TASK PROMPT -
Keep only the lines of the data below that contain "chart", and copy them.

PROVIDED ENTRIES -
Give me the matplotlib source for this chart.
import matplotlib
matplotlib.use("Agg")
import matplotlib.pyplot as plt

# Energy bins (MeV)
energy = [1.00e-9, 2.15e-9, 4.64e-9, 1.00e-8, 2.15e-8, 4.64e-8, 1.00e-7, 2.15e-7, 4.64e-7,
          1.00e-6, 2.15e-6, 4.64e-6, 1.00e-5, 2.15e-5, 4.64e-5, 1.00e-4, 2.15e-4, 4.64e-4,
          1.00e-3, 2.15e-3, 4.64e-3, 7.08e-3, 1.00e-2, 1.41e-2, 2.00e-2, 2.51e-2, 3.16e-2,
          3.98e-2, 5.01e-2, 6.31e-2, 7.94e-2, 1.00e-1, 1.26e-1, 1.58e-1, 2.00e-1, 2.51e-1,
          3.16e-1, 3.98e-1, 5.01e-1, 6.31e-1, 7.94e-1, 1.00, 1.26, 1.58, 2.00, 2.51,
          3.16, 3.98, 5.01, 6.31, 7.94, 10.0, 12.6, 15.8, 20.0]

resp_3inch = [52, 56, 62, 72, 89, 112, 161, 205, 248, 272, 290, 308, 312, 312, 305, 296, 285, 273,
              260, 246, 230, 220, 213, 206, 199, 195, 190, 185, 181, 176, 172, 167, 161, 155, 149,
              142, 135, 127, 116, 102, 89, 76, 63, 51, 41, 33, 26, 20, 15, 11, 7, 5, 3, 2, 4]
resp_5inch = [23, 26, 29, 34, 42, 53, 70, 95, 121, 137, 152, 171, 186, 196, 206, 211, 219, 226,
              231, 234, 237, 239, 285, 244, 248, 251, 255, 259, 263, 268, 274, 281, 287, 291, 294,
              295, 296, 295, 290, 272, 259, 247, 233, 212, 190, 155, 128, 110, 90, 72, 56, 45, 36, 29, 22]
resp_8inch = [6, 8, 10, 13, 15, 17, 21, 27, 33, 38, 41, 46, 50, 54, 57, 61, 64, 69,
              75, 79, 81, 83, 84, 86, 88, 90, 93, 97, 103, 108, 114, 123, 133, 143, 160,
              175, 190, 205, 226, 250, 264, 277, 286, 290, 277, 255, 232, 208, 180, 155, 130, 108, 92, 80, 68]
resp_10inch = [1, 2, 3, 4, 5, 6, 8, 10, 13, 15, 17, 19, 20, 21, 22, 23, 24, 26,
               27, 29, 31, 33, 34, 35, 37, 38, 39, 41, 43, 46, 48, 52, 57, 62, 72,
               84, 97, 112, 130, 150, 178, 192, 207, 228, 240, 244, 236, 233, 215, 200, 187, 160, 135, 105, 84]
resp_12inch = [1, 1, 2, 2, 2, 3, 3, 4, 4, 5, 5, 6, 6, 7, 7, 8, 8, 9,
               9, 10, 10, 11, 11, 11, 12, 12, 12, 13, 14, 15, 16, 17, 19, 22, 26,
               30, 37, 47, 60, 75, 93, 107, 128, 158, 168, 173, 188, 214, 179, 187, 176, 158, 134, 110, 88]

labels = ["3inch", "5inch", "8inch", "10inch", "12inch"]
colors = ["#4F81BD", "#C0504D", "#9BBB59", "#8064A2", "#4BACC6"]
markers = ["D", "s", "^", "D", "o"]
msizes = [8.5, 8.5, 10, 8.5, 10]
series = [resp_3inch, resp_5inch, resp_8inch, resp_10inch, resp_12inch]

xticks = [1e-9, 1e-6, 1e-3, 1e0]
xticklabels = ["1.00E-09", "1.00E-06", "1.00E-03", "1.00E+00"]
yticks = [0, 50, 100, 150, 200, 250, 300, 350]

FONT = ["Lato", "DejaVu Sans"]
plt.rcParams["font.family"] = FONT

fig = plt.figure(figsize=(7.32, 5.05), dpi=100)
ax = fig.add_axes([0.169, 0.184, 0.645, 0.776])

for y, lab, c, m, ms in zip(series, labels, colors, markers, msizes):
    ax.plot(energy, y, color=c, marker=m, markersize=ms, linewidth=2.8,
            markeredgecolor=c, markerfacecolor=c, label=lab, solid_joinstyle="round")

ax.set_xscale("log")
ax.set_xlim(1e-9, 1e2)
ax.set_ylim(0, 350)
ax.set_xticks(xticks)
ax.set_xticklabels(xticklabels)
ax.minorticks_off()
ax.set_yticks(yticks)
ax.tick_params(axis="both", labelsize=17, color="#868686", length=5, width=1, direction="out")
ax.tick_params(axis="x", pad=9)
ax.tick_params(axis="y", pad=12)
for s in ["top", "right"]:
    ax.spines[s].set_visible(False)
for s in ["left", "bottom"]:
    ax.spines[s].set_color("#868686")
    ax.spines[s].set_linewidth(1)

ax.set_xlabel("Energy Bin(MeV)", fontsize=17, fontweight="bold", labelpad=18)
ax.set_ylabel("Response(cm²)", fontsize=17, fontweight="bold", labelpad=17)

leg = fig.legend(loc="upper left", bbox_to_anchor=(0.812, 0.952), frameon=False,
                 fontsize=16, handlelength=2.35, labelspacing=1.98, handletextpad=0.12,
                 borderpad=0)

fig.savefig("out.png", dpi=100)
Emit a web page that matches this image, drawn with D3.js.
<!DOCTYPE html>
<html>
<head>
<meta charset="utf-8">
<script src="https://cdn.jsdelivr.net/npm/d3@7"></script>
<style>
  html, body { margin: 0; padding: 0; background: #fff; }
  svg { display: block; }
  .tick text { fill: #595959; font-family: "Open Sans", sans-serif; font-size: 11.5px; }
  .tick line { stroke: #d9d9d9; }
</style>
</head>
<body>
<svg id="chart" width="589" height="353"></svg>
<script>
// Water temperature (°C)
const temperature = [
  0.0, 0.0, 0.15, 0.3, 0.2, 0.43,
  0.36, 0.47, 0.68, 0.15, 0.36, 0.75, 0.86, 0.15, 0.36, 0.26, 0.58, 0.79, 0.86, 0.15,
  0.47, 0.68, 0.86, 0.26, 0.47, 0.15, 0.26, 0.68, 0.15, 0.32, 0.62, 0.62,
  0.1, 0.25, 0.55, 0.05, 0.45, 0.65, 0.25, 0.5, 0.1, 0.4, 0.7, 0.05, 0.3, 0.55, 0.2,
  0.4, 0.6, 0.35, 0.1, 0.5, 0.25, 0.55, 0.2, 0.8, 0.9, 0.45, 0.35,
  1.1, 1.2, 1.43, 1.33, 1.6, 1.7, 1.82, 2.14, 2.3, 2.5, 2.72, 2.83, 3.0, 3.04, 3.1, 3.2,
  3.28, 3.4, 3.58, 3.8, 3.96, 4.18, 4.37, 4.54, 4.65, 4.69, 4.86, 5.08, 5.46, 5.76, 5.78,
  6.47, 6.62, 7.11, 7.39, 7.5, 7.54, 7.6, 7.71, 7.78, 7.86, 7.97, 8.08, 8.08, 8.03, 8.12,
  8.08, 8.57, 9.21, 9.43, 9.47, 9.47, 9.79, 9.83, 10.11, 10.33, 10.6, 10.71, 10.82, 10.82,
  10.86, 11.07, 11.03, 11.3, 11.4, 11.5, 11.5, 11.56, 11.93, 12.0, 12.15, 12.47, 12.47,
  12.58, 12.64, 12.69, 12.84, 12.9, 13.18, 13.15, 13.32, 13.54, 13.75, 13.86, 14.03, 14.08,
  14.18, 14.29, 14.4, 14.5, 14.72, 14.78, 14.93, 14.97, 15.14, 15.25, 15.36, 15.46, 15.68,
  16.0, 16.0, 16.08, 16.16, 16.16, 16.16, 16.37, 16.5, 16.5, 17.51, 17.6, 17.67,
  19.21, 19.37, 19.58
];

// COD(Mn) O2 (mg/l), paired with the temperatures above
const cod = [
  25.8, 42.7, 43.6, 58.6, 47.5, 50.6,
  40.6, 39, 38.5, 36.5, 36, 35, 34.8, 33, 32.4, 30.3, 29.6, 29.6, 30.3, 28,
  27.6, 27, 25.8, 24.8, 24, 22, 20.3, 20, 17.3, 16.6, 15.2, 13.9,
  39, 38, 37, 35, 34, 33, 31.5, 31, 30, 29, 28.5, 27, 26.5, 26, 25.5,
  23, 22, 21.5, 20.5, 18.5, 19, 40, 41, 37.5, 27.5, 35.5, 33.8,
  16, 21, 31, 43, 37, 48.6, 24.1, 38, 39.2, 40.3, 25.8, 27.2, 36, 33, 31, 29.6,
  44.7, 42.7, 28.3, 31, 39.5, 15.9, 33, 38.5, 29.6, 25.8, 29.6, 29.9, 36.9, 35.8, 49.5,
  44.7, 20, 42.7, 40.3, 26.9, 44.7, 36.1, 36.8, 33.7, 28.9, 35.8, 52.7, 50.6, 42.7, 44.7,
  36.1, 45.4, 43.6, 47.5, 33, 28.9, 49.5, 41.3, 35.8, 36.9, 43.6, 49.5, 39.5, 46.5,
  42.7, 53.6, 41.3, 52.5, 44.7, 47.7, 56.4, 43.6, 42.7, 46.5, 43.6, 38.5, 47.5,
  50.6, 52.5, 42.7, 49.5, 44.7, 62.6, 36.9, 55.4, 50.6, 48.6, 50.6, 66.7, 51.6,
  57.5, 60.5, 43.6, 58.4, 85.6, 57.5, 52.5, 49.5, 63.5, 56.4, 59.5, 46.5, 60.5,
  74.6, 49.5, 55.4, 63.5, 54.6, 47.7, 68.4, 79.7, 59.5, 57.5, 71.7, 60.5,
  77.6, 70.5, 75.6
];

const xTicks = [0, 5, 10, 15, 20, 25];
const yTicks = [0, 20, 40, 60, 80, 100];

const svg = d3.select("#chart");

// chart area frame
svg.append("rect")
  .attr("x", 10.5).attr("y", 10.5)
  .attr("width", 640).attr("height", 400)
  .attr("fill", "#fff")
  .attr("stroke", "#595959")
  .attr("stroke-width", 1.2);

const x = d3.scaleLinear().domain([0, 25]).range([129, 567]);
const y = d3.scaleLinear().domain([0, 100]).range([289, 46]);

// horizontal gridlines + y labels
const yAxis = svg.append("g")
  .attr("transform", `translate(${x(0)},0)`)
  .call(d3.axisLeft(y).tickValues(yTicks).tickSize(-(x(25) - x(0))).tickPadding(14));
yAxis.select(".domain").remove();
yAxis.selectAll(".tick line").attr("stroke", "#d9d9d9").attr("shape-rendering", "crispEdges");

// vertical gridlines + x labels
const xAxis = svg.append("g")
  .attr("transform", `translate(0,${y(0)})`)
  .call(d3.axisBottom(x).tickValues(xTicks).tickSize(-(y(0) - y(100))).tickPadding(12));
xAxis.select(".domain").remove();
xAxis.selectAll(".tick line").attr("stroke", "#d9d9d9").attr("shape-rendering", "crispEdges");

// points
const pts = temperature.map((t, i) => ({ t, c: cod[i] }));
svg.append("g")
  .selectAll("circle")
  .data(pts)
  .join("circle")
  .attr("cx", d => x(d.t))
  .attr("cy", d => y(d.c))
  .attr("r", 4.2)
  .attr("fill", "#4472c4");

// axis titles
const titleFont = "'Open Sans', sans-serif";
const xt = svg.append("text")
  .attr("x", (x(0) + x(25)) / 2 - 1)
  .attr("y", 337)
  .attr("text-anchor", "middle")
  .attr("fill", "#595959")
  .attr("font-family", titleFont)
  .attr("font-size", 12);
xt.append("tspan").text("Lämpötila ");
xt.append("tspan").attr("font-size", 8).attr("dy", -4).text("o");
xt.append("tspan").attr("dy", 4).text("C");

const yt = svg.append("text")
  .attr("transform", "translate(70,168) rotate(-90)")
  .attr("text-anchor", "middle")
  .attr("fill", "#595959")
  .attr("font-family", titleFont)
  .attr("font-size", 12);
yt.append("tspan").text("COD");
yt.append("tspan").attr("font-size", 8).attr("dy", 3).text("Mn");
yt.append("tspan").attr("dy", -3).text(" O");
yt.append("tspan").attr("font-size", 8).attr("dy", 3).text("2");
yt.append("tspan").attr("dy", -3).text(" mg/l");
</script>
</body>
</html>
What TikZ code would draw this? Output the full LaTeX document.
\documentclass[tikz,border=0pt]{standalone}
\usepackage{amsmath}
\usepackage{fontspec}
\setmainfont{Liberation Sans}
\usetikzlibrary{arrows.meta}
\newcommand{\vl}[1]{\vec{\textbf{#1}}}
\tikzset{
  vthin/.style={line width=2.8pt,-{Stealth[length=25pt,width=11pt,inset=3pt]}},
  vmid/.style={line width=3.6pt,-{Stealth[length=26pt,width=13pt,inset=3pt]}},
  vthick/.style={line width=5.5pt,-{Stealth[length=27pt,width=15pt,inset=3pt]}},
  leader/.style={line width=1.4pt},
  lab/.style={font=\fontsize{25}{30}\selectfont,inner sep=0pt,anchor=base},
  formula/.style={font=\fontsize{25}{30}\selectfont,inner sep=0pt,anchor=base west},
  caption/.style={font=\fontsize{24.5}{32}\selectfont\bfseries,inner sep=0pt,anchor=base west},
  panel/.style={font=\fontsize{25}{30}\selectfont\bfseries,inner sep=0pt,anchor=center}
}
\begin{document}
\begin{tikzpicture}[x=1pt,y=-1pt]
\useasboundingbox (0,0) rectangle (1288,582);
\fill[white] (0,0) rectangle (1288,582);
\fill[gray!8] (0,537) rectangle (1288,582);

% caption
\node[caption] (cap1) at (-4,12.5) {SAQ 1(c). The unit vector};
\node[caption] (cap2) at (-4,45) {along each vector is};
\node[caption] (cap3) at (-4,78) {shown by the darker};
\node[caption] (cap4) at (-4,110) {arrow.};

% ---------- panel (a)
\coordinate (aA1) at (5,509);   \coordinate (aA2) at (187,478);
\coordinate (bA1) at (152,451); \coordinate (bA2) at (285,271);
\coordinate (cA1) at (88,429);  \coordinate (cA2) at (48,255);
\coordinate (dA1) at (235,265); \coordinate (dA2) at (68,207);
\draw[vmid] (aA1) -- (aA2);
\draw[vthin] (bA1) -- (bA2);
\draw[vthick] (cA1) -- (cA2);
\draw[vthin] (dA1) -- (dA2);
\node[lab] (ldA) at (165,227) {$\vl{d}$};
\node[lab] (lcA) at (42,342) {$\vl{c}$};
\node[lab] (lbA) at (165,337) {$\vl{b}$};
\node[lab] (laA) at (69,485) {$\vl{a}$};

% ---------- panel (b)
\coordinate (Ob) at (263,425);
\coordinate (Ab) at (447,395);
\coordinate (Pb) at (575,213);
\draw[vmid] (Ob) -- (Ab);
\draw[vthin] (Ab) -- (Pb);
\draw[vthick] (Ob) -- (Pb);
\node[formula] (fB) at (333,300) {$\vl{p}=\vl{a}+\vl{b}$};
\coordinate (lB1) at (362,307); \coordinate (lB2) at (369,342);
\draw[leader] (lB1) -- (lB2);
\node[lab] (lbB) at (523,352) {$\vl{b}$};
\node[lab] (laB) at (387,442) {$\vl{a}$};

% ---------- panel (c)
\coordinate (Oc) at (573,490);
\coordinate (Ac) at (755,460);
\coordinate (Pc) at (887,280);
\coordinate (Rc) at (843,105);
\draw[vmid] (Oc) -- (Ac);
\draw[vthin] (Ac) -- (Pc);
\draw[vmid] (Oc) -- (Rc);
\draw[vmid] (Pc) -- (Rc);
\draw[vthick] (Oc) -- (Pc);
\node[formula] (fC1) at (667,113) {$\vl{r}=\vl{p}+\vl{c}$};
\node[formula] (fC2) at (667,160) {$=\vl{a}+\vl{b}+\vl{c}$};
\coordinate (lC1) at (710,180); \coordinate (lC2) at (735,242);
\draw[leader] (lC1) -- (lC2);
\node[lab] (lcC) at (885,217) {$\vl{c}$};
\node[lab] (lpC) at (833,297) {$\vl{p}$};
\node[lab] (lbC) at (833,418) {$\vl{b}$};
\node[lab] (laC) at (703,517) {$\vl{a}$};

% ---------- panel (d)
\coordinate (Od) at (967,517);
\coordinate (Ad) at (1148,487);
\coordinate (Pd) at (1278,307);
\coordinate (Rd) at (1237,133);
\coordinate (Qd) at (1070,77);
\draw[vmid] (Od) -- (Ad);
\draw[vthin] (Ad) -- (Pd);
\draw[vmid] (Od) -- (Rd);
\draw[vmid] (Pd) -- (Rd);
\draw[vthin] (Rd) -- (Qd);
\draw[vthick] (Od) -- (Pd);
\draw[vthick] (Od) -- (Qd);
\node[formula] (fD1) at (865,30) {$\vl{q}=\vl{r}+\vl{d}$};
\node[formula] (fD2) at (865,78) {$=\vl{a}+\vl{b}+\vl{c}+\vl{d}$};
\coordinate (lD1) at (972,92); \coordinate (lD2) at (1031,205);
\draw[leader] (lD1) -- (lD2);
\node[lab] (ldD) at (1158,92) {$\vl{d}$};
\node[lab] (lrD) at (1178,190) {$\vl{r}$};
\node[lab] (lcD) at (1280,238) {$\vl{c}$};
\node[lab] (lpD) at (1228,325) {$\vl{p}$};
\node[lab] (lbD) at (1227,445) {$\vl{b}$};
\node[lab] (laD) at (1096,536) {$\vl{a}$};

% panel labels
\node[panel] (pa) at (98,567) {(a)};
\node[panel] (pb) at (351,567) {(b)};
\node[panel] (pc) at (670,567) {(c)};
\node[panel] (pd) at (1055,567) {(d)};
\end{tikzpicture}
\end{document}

SOLUTION TO THE EXERCISE -
Give me the matplotlib source for this chart.
<svg id="chart" width="589" height="353"></svg>
const svg = d3.select("#chart");
// chart area frame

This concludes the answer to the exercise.